>> start
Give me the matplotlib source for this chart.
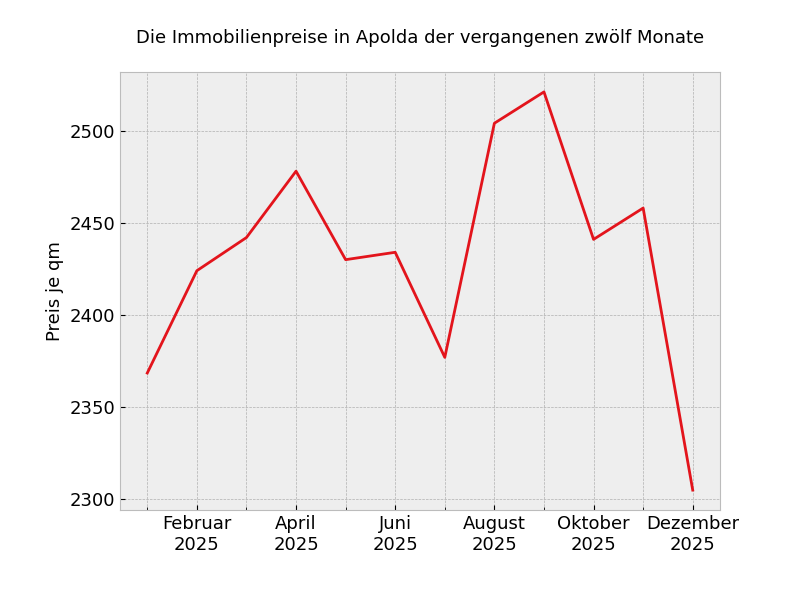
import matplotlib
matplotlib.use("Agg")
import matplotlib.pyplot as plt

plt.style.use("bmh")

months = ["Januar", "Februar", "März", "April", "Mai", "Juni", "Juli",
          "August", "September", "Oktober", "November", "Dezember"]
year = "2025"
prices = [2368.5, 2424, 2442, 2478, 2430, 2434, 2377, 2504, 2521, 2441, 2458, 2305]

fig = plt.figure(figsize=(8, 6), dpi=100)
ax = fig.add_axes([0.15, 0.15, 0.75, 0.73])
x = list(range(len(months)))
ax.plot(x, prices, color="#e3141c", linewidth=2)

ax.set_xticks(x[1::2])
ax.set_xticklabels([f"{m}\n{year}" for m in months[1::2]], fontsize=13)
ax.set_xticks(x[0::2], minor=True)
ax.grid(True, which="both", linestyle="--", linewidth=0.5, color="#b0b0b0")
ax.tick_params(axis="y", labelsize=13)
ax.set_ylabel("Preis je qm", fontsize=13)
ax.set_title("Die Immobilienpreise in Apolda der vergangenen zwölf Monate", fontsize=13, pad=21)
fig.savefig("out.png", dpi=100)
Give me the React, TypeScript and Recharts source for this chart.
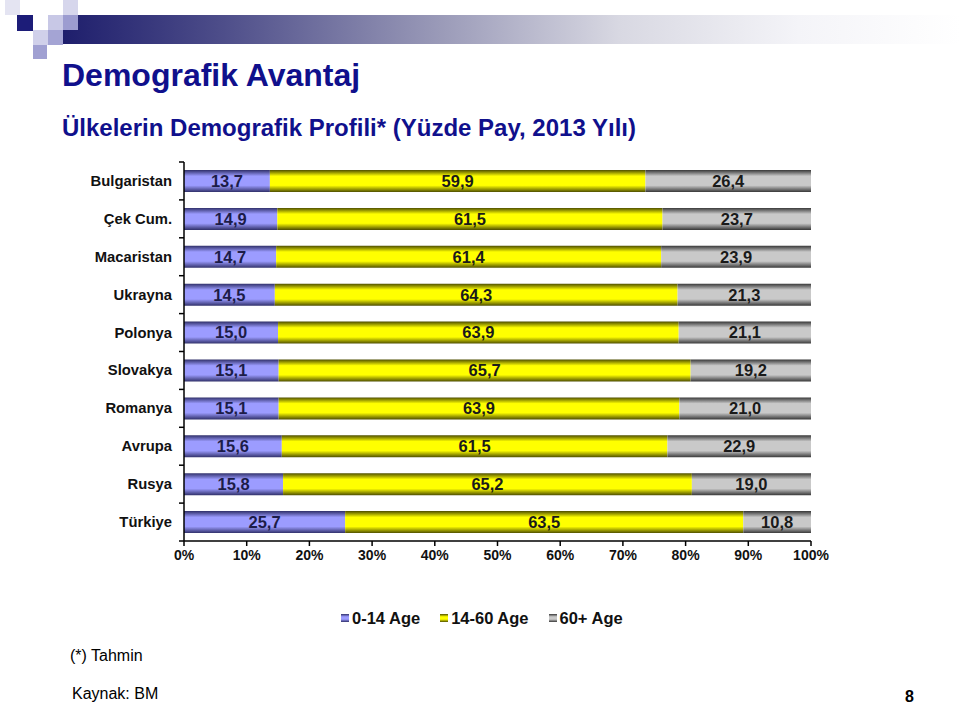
>> end
▸ **Stated task**
Using the material above, copy every line in which the string "chart" occurs.

▸ **Answer for this exercise**
Give me the matplotlib source for this chart.
Give me the React, TypeScript and Recharts source for this chart.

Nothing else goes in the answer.